↓

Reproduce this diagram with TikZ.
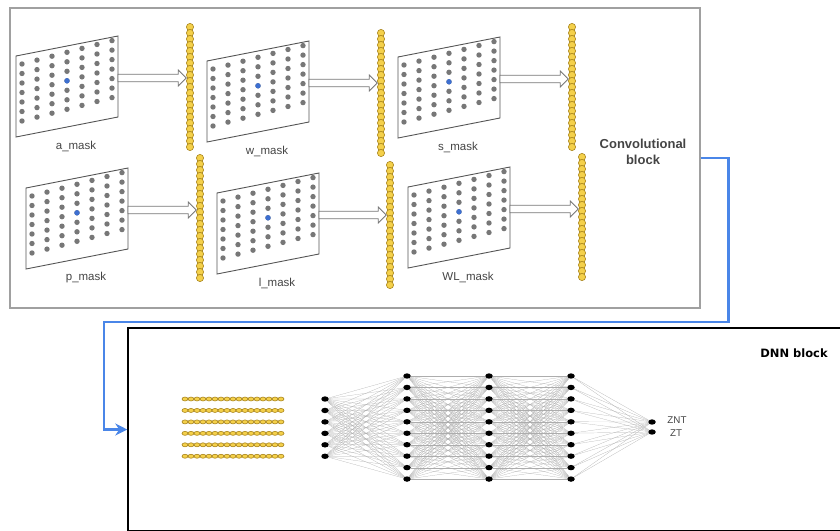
\documentclass[tikz,border=0pt]{standalone}
\usepackage{fontspec}
\setmainfont{Liberation Sans}
\newfontfamily\dnnfont{DejaVu Sans}
\usetikzlibrary{shapes.geometric,arrows.meta,calc}
\pgfdeclarelayer{background}
\pgfsetlayers{background,main}

\definecolor{panelgray}{HTML}{555555}
\definecolor{dotgray}{HTML}{777777}
\definecolor{dotblue}{HTML}{3D6FD0}
\definecolor{yfill}{HTML}{F4D04A}
\definecolor{yline}{HTML}{A8841C}
\definecolor{convgray}{HTML}{A0A0A0}
\definecolor{connblue}{HTML}{4A86E8}
\definecolor{txtgray}{HTML}{444444}
\definecolor{arrowgray}{HTML}{777777}

\tikzset{
  panel/.style={draw=panelgray, line width=0.9pt, fill=white},
  masklabel/.style={text=txtgray, font=\fontsize{11.5}{13}\selectfont, inner sep=0pt},
  harrow/.style={draw=arrowgray, fill=white, line width=0.8pt, line join=miter},
  ybead/.style={draw=yline, fill=yfill, line width=0.6pt},
  colbox/.style={rectangle, minimum width=7.2pt, minimum height=127.2pt, inner sep=0pt},
  convbox/.style={rectangle, draw=convgray, line width=1.3pt, minimum width=690pt, minimum height=300pt, inner sep=0pt},
  dnnbox/.style={rectangle, draw=black, line width=1.5pt, minimum width=732pt, minimum height=203pt, inner sep=0pt},
  conn/.style={draw=connblue, line width=2.8pt, -{Stealth[length=12pt,width=12pt,inset=4pt]}},
  nnode/.style={ellipse, fill=black, minimum width=7.5pt, minimum height=5.4pt, inner sep=0pt},
  nnedge/.style={draw=black!32, line width=0.2pt},
  convlabel/.style={text=txtgray, align=center, font=\bfseries\fontsize{13}{16}\selectfont, inner sep=0pt},
  dnnlabel/.style={text=black, font=\dnnfont\bfseries\fontsize{11.5}{13}\selectfont, inner sep=0pt},
  outlabel/.style={text=txtgray, font=\fontsize{9.8}{11}\selectfont, inner sep=0pt},
  maskpanel/.pic={
    \draw[panel] (0,0) -- (102,-20) -- (102,61) -- (0,81) -- cycle;
    \foreach \i in {0,...,6}{
      \foreach \j in {0,...,6}{
        \fill[dotgray] ({6+15*\i},{8+9.5*\j-3.9*\i}) circle[radius=2.7];
      }
    }
    \fill[dotblue] (51,24.8) circle[radius=2.7];
    \node[masklabel] at (60,90) {\tikzpictext};
    \coordinate (-out) at (102,22);
  }
}

\newcommand\ycolumn[3]{%
  \node[colbox] (#1) at (#2,{#3+60}) {};
  \foreach \k in {0,...,20}{
    \draw[ybead] (#2,{#3+6*\k}) circle[radius=3.6];
  }
}

\newcommand\hollowarrow[2]{%
  \draw[harrow] let \p1=(#1), \p2=(#2 |- #1) in
    (\x1,\y1+3.8pt) -- (\x2-8pt,\y1+3.8pt) -- (\x2-8pt,\y1+8pt) -- (\x2,\y1)
    -- (\x2-8pt,\y1-8pt) -- (\x2-8pt,\y1-3.8pt) -- (\x1,\y1-3.8pt) -- cycle;
}

\begin{document}
\begin{tikzpicture}[x=1pt,y=-1pt]
\useasboundingbox (0,0) rectangle (840,530);

% Convolutional block frame
\node[convbox] (conv) at (355,158) {};

% DNN block frame (extends past the page)
\begin{scope}
  \clip (0,0) rectangle (840,530);
  \node[dnnbox] (dnn) at (494,429.5) {};
\end{scope}

% mask panels
\pic[pic text=a\_mask]  (pa) at (16,56)   {maskpanel};
\pic[pic text=w\_mask]  (pw) at (207,61)  {maskpanel};
\pic[pic text=s\_mask]  (ps) at (398,57)  {maskpanel};
\pic[pic text=p\_mask]  (pp) at (26,188)  {maskpanel};
\pic[pic text=l\_mask]  (pl) at (217,193) {maskpanel};
\pic[pic text=WL\_mask] (pwl) at (408,187) {maskpanel};

% bead columns
\ycolumn{ca}{190}{27}
\ycolumn{cw}{381}{33}
\ycolumn{cs}{572}{27}
\ycolumn{cp}{200}{158}
\ycolumn{cl}{390}{165}
\ycolumn{cwl}{582}{157}

% hollow arrows
\hollowarrow{pa-out}{ca.west}
\hollowarrow{pw-out}{cw.west}
\hollowarrow{ps-out}{cs.west}
\hollowarrow{pp-out}{cp.west}
\hollowarrow{pl-out}{cl.west}
\hollowarrow{pwl-out}{cwl.west}

\node[convlabel] (convtxt) at (643,152) {Convolutional\\block};

% blue connector
\draw[conn] (conv.east) -- ++(28,0) |- (104,322) |- (dnn.west);

% DNN block contents
\node[dnnlabel] (dnntxt) at (794,353) {DNN block};

\foreach \r in {0,...,5}{
  \foreach \k in {0,...,16}{
    \draw[ybead] ({185+6*\k},{399+11.45*\r}) ellipse[x radius=3, y radius=2];
  }
}

\foreach \k in {1,...,6}{
  \node[nnode] (n1-\k) at (325,{399+11.45*(\k-1)}) {};
}
\foreach \L/\X in {2/407,3/489,4/571}{
  \foreach \k in {1,...,10}{
    \node[nnode] (n\L-\k) at (\X,{376+11.45*(\k-1)}) {};
  }
}
\node[nnode] (n5-1) at (652,422) {};
\node[nnode] (n5-2) at (652,432) {};

\begin{pgfonlayer}{background}
  \foreach \a in {1,...,6}{
    \foreach \b in {1,...,10}{
      \draw[nnedge] (n1-\a) -- (n2-\b);
    }
  }
  \foreach \a in {1,...,10}{
    \foreach \b in {1,...,10}{
      \draw[nnedge] (n2-\a) -- (n3-\b);
      \draw[nnedge] (n3-\a) -- (n4-\b);
    }
  }
  \foreach \a in {1,...,10}{
    \foreach \b in {1,2}{
      \draw[nnedge] (n4-\a) -- (n5-\b);
    }
  }
\end{pgfonlayer}

\node[outlabel] (znt) at (677,420) {ZNT};
\node[outlabel] (zt) at (676,433) {ZT};
\end{tikzpicture}
\end{document}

↑

__Task goal__
Restate the full listing verbatim and drop every picture.

__Completed exercise__
Reproduce this diagram with TikZ.
\documentclass[tikz,border=0pt]{standalone}
\usepackage{fontspec}
\setmainfont{Liberation Sans}
\newfontfamily\dnnfont{DejaVu Sans}
\usetikzlibrary{shapes.geometric,arrows.meta,calc}
\pgfdeclarelayer{background}
\pgfsetlayers{background,main}

\definecolor{panelgray}{HTML}{555555}
\definecolor{dotgray}{HTML}{777777}
\definecolor{dotblue}{HTML}{3D6FD0}
\definecolor{yfill}{HTML}{F4D04A}
\definecolor{yline}{HTML}{A8841C}
\definecolor{convgray}{HTML}{A0A0A0}
\definecolor{connblue}{HTML}{4A86E8}
\definecolor{txtgray}{HTML}{444444}
\definecolor{arrowgray}{HTML}{777777}

\tikzset{
  panel/.style={draw=panelgray, line width=0.9pt, fill=white},
  masklabel/.style={text=txtgray, font=\fontsize{11.5}{13}\selectfont, inner sep=0pt},
  harrow/.style={draw=arrowgray, fill=white, line width=0.8pt, line join=miter},
  ybead/.style={draw=yline, fill=yfill, line width=0.6pt},
  colbox/.style={rectangle, minimum width=7.2pt, minimum height=127.2pt, inner sep=0pt},
  convbox/.style={rectangle, draw=convgray, line width=1.3pt, minimum width=690pt, minimum height=300pt, inner sep=0pt},
  dnnbox/.style={rectangle, draw=black, line width=1.5pt, minimum width=732pt, minimum height=203pt, inner sep=0pt},
  conn/.style={draw=connblue, line width=2.8pt, -{Stealth[length=12pt,width=12pt,inset=4pt]}},
  nnode/.style={ellipse, fill=black, minimum width=7.5pt, minimum height=5.4pt, inner sep=0pt},
  nnedge/.style={draw=black!32, line width=0.2pt},
  convlabel/.style={text=txtgray, align=center, font=\bfseries\fontsize{13}{16}\selectfont, inner sep=0pt},
  dnnlabel/.style={text=black, font=\dnnfont\bfseries\fontsize{11.5}{13}\selectfont, inner sep=0pt},
  outlabel/.style={text=txtgray, font=\fontsize{9.8}{11}\selectfont, inner sep=0pt},
  maskpanel/.pic={
    \draw[panel] (0,0) -- (102,-20) -- (102,61) -- (0,81) -- cycle;
    \foreach \i in {0,...,6}{
      \foreach \j in {0,...,6}{
        \fill[dotgray] ({6+15*\i},{8+9.5*\j-3.9*\i}) circle[radius=2.7];
      }
    }
    \fill[dotblue] (51,24.8) circle[radius=2.7];
    \node[masklabel] at (60,90) {\tikzpictext};
    \coordinate (-out) at (102,22);
  }
}

\newcommand\ycolumn[3]{%
  \node[colbox] (#1) at (#2,{#3+60}) {};
  \foreach \k in {0,...,20}{
    \draw[ybead] (#2,{#3+6*\k}) circle[radius=3.6];
  }
}

\newcommand\hollowarrow[2]{%
  \draw[harrow] let \p1=(#1), \p2=(#2 |- #1) in
    (\x1,\y1+3.8pt) -- (\x2-8pt,\y1+3.8pt) -- (\x2-8pt,\y1+8pt) -- (\x2,\y1)
    -- (\x2-8pt,\y1-8pt) -- (\x2-8pt,\y1-3.8pt) -- (\x1,\y1-3.8pt) -- cycle;
}

\begin{document}
\begin{tikzpicture}[x=1pt,y=-1pt]
\useasboundingbox (0,0) rectangle (840,530);

% Convolutional block frame
\node[convbox] (conv) at (355,158) {};

% DNN block frame (extends past the page)
\begin{scope}
  \clip (0,0) rectangle (840,530);
  \node[dnnbox] (dnn) at (494,429.5) {};
\end{scope}

% mask panels
\pic[pic text=a\_mask]  (pa) at (16,56)   {maskpanel};
\pic[pic text=w\_mask]  (pw) at (207,61)  {maskpanel};
\pic[pic text=s\_mask]  (ps) at (398,57)  {maskpanel};
\pic[pic text=p\_mask]  (pp) at (26,188)  {maskpanel};
\pic[pic text=l\_mask]  (pl) at (217,193) {maskpanel};
\pic[pic text=WL\_mask] (pwl) at (408,187) {maskpanel};

% bead columns
\ycolumn{ca}{190}{27}
\ycolumn{cw}{381}{33}
\ycolumn{cs}{572}{27}
\ycolumn{cp}{200}{158}
\ycolumn{cl}{390}{165}
\ycolumn{cwl}{582}{157}

% hollow arrows
\hollowarrow{pa-out}{ca.west}
\hollowarrow{pw-out}{cw.west}
\hollowarrow{ps-out}{cs.west}
\hollowarrow{pp-out}{cp.west}
\hollowarrow{pl-out}{cl.west}
\hollowarrow{pwl-out}{cwl.west}

\node[convlabel] (convtxt) at (643,152) {Convolutional\\block};

% blue connector
\draw[conn] (conv.east) -- ++(28,0) |- (104,322) |- (dnn.west);

% DNN block contents
\node[dnnlabel] (dnntxt) at (794,353) {DNN block};

\foreach \r in {0,...,5}{
  \foreach \k in {0,...,16}{
    \draw[ybead] ({185+6*\k},{399+11.45*\r}) ellipse[x radius=3, y radius=2];
  }
}

\foreach \k in {1,...,6}{
  \node[nnode] (n1-\k) at (325,{399+11.45*(\k-1)}) {};
}
\foreach \L/\X in {2/407,3/489,4/571}{
  \foreach \k in {1,...,10}{
    \node[nnode] (n\L-\k) at (\X,{376+11.45*(\k-1)}) {};
  }
}
\node[nnode] (n5-1) at (652,422) {};
\node[nnode] (n5-2) at (652,432) {};

\begin{pgfonlayer}{background}
  \foreach \a in {1,...,6}{
    \foreach \b in {1,...,10}{
      \draw[nnedge] (n1-\a) -- (n2-\b);
    }
  }
  \foreach \a in {1,...,10}{
    \foreach \b in {1,...,10}{
      \draw[nnedge] (n2-\a) -- (n3-\b);
      \draw[nnedge] (n3-\a) -- (n4-\b);
    }
  }
  \foreach \a in {1,...,10}{
    \foreach \b in {1,2}{
      \draw[nnedge] (n4-\a) -- (n5-\b);
    }
  }
\end{pgfonlayer}

\node[outlabel] (znt) at (677,420) {ZNT};
\node[outlabel] (zt) at (676,433) {ZT};
\end{tikzpicture}
\end{document}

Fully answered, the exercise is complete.